▸ What this task involves:
Begin at the top of the entries below and write out every line through the one containing "const gridBottom = 14;", excluding pictures.

** begin **

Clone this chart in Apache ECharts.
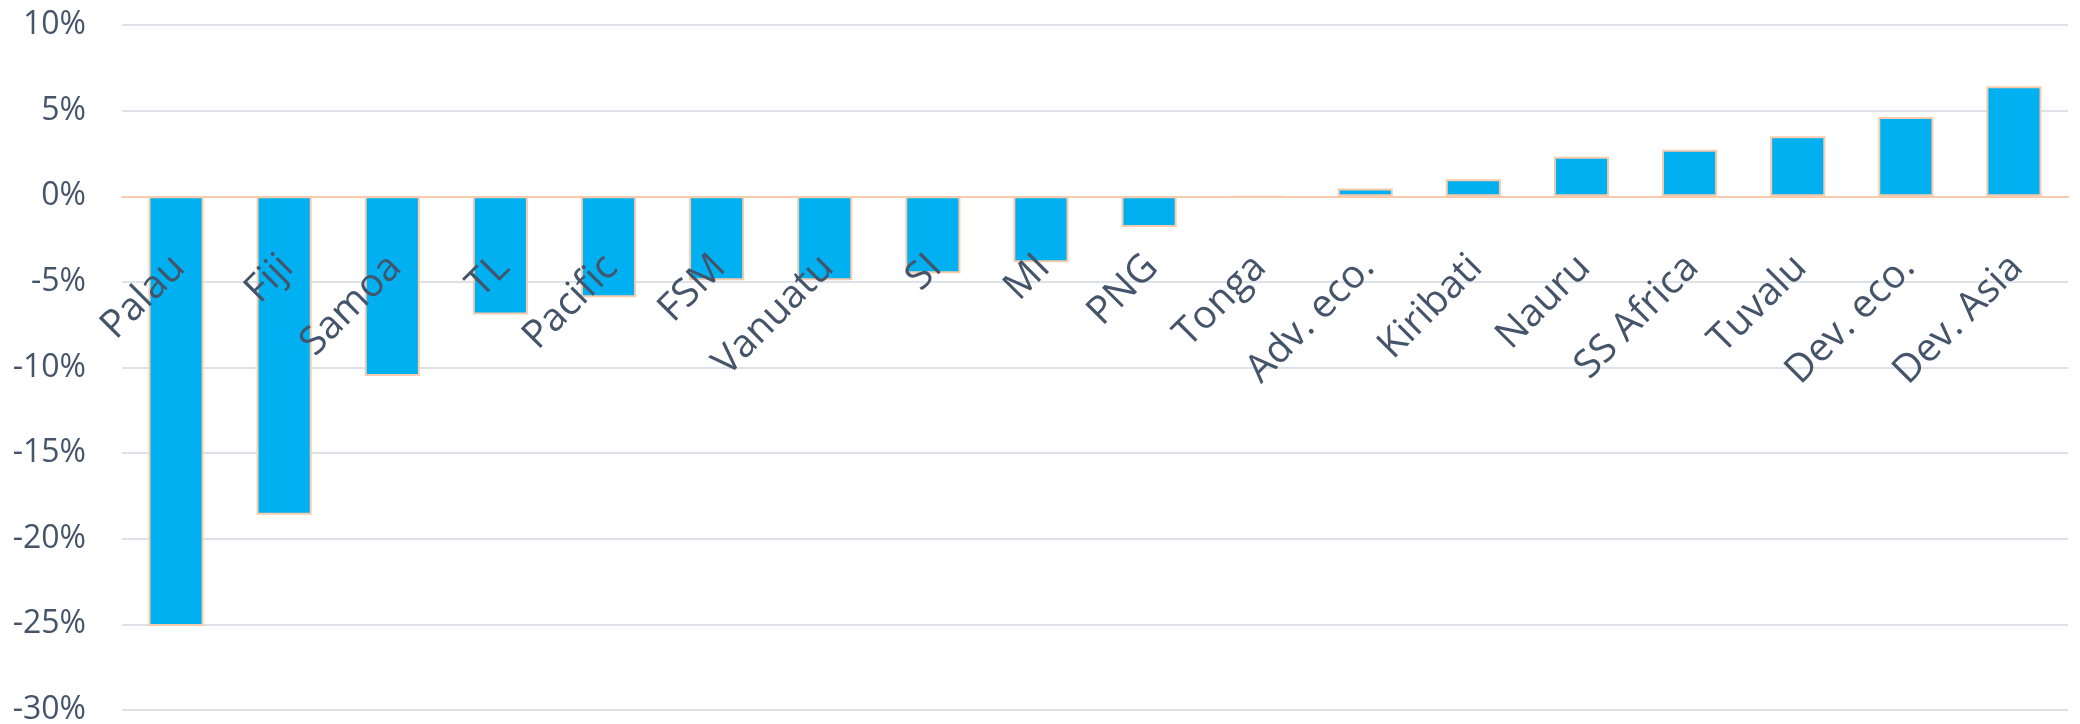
<!DOCTYPE html>
<html>
<head>
<meta charset="utf-8">
<script src="https://cdn.jsdelivr.net/npm/echarts@6/dist/echarts.min.js"></script>
<style>
  html, body { margin: 0; padding: 0; background: #ffffff; }
  #chart { width: 2080px; height: 724px; }
</style>
</head>
<body>
<div id="chart"></div>
<script>
// Economies, ordered from the largest decline to the largest gain
const categories = [
  'Palau', 'Fiji', 'Samoa', 'TL', 'Pacific', 'FSM', 'Vanuatu', 'SI', 'MI',
  'PNG', 'Tonga', 'Adv. eco.', 'Kiribati', 'Nauru', 'SS Africa', 'Tuvalu',
  'Dev. eco.', 'Dev. Asia'
];

// Percentage change for each economy
const values = [
  -25.1, -18.6, -10.5, -6.9, -5.9, -4.9, -4.9, -4.5, -3.85,
  -1.8, -0.05, 0.45, 1.0, 2.3, 2.72, 3.5, 4.63, 6.42
];

// Value axis range and step, in percent
const yMin = -30;
const yMax = 10;
const yStep = 5;

const textColor = '#44546A';
const barColor = '#00B0F0';
const edgeColor = '#F8CBAD';
const gridColor = '#DDE2E9';
const fontFamily = '"Open Sans", "Noto Sans", sans-serif';

const width = 2080;
const height = 724;
const gridTop = 25;
const gridBottom = 14;

// The category axis sits on the zero line: lift it from the plot's bottom edge
// by the share of the plot height that lies below zero.
const plotHeight = height - gridTop - gridBottom;
const zeroLift = plotHeight * (0 - yMin) / (yMax - yMin);

const chart = echarts.init(document.getElementById('chart'), null, { renderer: 'canvas' });

chart.setOption({
  animation: false,
  backgroundColor: '#ffffff',
  grid: {
    left: 122, right: 12, top: gridTop, bottom: gridBottom,
    containLabel: false, outerBoundsMode: 'none'
  },
  xAxis: {
    type: 'category',
    data: categories,
    position: 'bottom',
    offset: -zeroLift,
    z: 10,
    axisLine: { show: true, onZero: false, lineStyle: { color: edgeColor, width: 2 } },
    axisTick: { show: false },
    splitLine: { show: false },
    axisLabel: {
      interval: 0,
      rotate: 45,
      margin: 68,
      padding: [0, -4, 0, 0],
      color: textColor,
      fontSize: 39,
      fontFamily: fontFamily
    }
  },
  yAxis: {
    type: 'value',
    min: yMin,
    max: yMax,
    interval: yStep,
    axisLine: { show: false },
    axisTick: { show: false },
    splitLine: { show: true, lineStyle: { color: gridColor, width: 2 } },
    axisLabel: {
      formatter: '{value}%',
      margin: 36,
      color: textColor,
      fontSize: 32,
      fontFamily: fontFamily
    }
  },
  series: [{
    type: 'bar',
    data: values,
    barWidth: '51%',
    itemStyle: { color: barColor, borderColor: edgeColor, borderWidth: 2 }
  }]
});
</script>
</body>
</html>
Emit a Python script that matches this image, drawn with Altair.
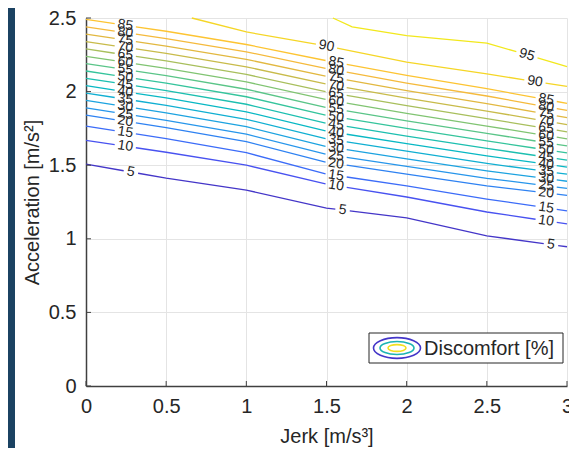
import math
import altair as alt
import numpy as np
import pandas as pd

# ---------------- data ----------------
jerk = [0, 0.5, 1, 1.5, 2, 2.5, 3]
levels = [5, 10, 15, 20, 25, 30, 35, 40, 45, 50, 55, 60, 65, 70, 75, 80, 85]
acc_05 = [1.507, 1.412, 1.331, 1.209, 1.142, 1.020, 0.946]
acc_10 = [1.669, 1.588, 1.500, 1.372, 1.284, 1.182, 1.101]
acc_15 = [1.765, 1.680, 1.585, 1.440, 1.360, 1.270, 1.190]
acc_20 = [1.840, 1.755, 1.660, 1.520, 1.440, 1.360, 1.295]
acc_25 = [1.890, 1.805, 1.711, 1.573, 1.492, 1.411, 1.343]
acc_30 = [1.940, 1.856, 1.762, 1.626, 1.543, 1.462, 1.391]
acc_35 = [1.990, 1.906, 1.812, 1.679, 1.595, 1.512, 1.439]
acc_40 = [2.040, 1.957, 1.863, 1.732, 1.646, 1.563, 1.487]
acc_45 = [2.090, 2.007, 1.914, 1.785, 1.698, 1.614, 1.535]
acc_50 = [2.140, 2.057, 1.965, 1.838, 1.750, 1.665, 1.583]
acc_55 = [2.190, 2.108, 2.016, 1.892, 1.801, 1.716, 1.631]
acc_60 = [2.240, 2.158, 2.066, 1.945, 1.852, 1.766, 1.679]
acc_65 = [2.290, 2.208, 2.117, 1.998, 1.904, 1.817, 1.727]
acc_70 = [2.340, 2.259, 2.168, 2.051, 1.955, 1.868, 1.775]
acc_75 = [2.390, 2.309, 2.219, 2.104, 2.007, 1.919, 1.823]
acc_80 = [2.440, 2.360, 2.270, 2.157, 2.058, 1.970, 1.872]
acc_85 = [2.490, 2.410, 2.320, 2.210, 2.110, 2.020, 1.920]
jerk_90 = [0.66, 1.0, 1.5, 2.0, 2.5, 3.0]
acc_90 = [2.500, 2.405, 2.310, 2.200, 2.120, 2.035]
jerk_95 = [1.54, 1.66, 2.0, 2.5, 3.0]
acc_95 = [2.500, 2.440, 2.380, 2.330, 2.170]

# contour-label positions (jerk)
label_default = [0.245, 1.56, 2.87]
label_special = {5: [0.28, 1.60, 2.90], 90: [1.50, 2.80], 95: [2.75]}

x_ticks = [0, 0.5, 1, 1.5, 2, 2.5, 3]
y_ticks = [0, 0.5, 1, 1.5, 2, 2.5]
legend_text = ["Discomfort [%]"]

# parula-like colours per level
level_colors = {
    5: "#4436c8", 10: "#4852f0", 15: "#3c6cf8", 20: "#2e82f2", 25: "#2796eb",
    30: "#1ca3e0", 35: "#10afd2", 40: "#08b8c4", 45: "#1cbfb0", 50: "#35c49c",
    55: "#5ac588", 60: "#80c472", 65: "#a8bf5c", 70: "#c8bb4a", 75: "#e2b840",
    80: "#f5ba3c", 85: "#fdc432", 90: "#f5d626", 95: "#f2e81c",
}

acc_lists = [acc_05, acc_10, acc_15, acc_20, acc_25, acc_30, acc_35, acc_40, acc_45,
             acc_50, acc_55, acc_60, acc_65, acc_70, acc_75, acc_80, acc_85]
series = [(lev, jerk, a) for lev, a in zip(levels, acc_lists)]
series += [(90, jerk_90, acc_90), (95, jerk_95, acc_95)]

W, H = 481, 368
PX_J = W / 3.0
PX_A = H / 2.5

line_rows, lab_rows = [], []
for lev, js, accs in series:
    labs = label_special.get(lev, label_default)
    hw = 0.045 if lev < 10 else 0.066
    gaps = sorted((l - hw, l + hw) for l in labs)
    bounds, cur = [], js[0]
    for a, b in gaps:
        if a > cur:
            bounds.append((cur, a))
        cur = max(cur, b)
    if cur < js[-1]:
        bounds.append((cur, js[-1]))
    for k, (s, e) in enumerate(bounds):
        xs = [s] + [j for j in js if s < j < e] + [e]
        for i, xv in enumerate(xs):
            line_rows.append(dict(j=xv, a=float(np.interp(xv, js, accs)), seg=f"{lev}_{k}",
                                  o=i, color=level_colors[lev]))
    for l in labs:
        av = float(np.interp(l, js, accs))
        slope = (np.interp(l + 0.03, js, accs) - np.interp(l - 0.03, js, accs)) / 0.06
        ang = math.degrees(math.atan(-slope * PX_A / PX_J)) % 360
        lab_rows.append(dict(j=l, a=av, txt=str(lev), angle=ang))

df_lines = pd.DataFrame(line_rows)
df_labs = pd.DataFrame(lab_rows)

FONT = "Liberation Sans"
TXT = "#262626"
AX = "#404040"

x_scale = alt.Scale(domain=[0, 3], nice=False, zero=False)
y_scale = alt.Scale(domain=[0, 2.5], nice=False, zero=False)

axis_common = dict(grid=True, gridColor="#e4e4e4", gridWidth=1, domainColor=AX, domainWidth=1.5,
                   ticks=False, tickSize=0, labelFont=FONT, labelFontSize=20, labelColor=TXT,
                   titleFont=FONT, titleFontSize=20, titleFontWeight="normal", titleColor=TXT,
                   labelFlush=False, labelOverlap=False, format="~g")

lines = alt.Chart(df_lines).mark_line(strokeWidth=1.3).encode(
    x=alt.X("j:Q", scale=x_scale,
            axis=alt.Axis(values=x_ticks, title="Jerk [m/s³]", labelPadding=10, titlePadding=10,
                          **axis_common)),
    y=alt.Y("a:Q", scale=y_scale,
            axis=alt.Axis(values=y_ticks, title="Acceleration [m/s²]", labelPadding=10,
                          titlePadding=6, **axis_common)),
    color=alt.Color("color:N", scale=None),
    detail="seg:N",
    order="o:Q",
)

labels = alt.Chart(df_labs).mark_text(font=FONT, fontSize=14, color=TXT, align="center",
                                      baseline="middle").encode(
    x="j:Q", y="a:Q", text="txt:N", angle=alt.Angle("angle:Q", scale=None))

xt = alt.Chart(pd.DataFrame({"j": x_ticks})).mark_rule(color=AX, strokeWidth=1).encode(
    x="j:Q", y=alt.value(H), y2=alt.value(H - 5))
yt = alt.Chart(pd.DataFrame({"a": y_ticks})).mark_rule(color=AX, strokeWidth=1).encode(
    y="a:Q", x=alt.value(0), x2=alt.value(5))

leg_df = pd.DataFrame({"t": legend_text})
leg_box = alt.Chart(leg_df).mark_rect(fill="white", stroke="#262626", strokeWidth=1).encode(
    x=alt.value(283), x2=alt.value(477), y=alt.value(315), y2=alt.value(345))
ell_path = "M -1 0 A 1 0.44 0 1 1 1 0 A 1 0.44 0 1 1 -1 0 Z"
ell_path2 = "M -1 0 A 1 0.38 0 1 1 1 0 A 1 0.38 0 1 1 -1 0 Z"
e1 = alt.Chart(leg_df).mark_point(shape=ell_path, filled=False, size=47 * 47, stroke="#4436c8",
                                  strokeWidth=1.6, opacity=1).encode(x=alt.value(311), y=alt.value(330))
e2 = alt.Chart(leg_df).mark_point(shape=ell_path2, filled=False, size=34 * 34, stroke="#1cb4b4",
                                  strokeWidth=1.6, opacity=1).encode(x=alt.value(311), y=alt.value(330))
e3 = alt.Chart(leg_df).mark_point(shape=ell_path2, filled=False, size=18 * 18, stroke="#f2e020",
                                  strokeWidth=1.6, opacity=1).encode(x=alt.value(311), y=alt.value(330))
leg_txt = alt.Chart(leg_df).mark_text(font=FONT, fontSize=20, color=TXT, align="left",
                                      baseline="middle").encode(
    x=alt.value(338), y=alt.value(331), text="t:N")

strip = alt.Chart(leg_df).mark_rect(color="#1b4262").encode(
    x=alt.value(-78), x2=alt.value(-71), y=alt.value(-10), y2=alt.value(H + 70))

chart = alt.layer(strip, lines, labels, xt, yt, leg_box, e1, e2, e3, leg_txt).properties(
    width=W, height=H,
    autosize=alt.AutoSizeParams(type="none"),
    padding={"left": 78, "top": 10, "right": 2, "bottom": 62},
).configure(background="white").configure_view(stroke=None)

chart.save("out.html", embed_options={"renderer": "svg", "actions": False})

** end **

▸ Exercise solution:
Clone this chart in Apache ECharts.
<!DOCTYPE html>
<html>
<head>
<meta charset="utf-8">
<script src="https://cdn.jsdelivr.net/npm/echarts@6/dist/echarts.min.js"></script>
<style>
  html, body { margin: 0; padding: 0; background: #ffffff; }
  #chart { width: 2080px; height: 724px; }
</style>
</head>
<body>
<div id="chart"></div>
<script>
// Economies, ordered from the largest decline to the largest gain
const categories = [
  'Palau', 'Fiji', 'Samoa', 'TL', 'Pacific', 'FSM', 'Vanuatu', 'SI', 'MI',
  'PNG', 'Tonga', 'Adv. eco.', 'Kiribati', 'Nauru', 'SS Africa', 'Tuvalu',
  'Dev. eco.', 'Dev. Asia'
];

// Percentage change for each economy
const values = [
  -25.1, -18.6, -10.5, -6.9, -5.9, -4.9, -4.9, -4.5, -3.85,
  -1.8, -0.05, 0.45, 1.0, 2.3, 2.72, 3.5, 4.63, 6.42
];

// Value axis range and step, in percent
const yMin = -30;
const yMax = 10;
const yStep = 5;

const textColor = '#44546A';
const barColor = '#00B0F0';
const edgeColor = '#F8CBAD';
const gridColor = '#DDE2E9';
const fontFamily = '"Open Sans", "Noto Sans", sans-serif';

const width = 2080;
const height = 724;
const gridTop = 25;
const gridBottom = 14;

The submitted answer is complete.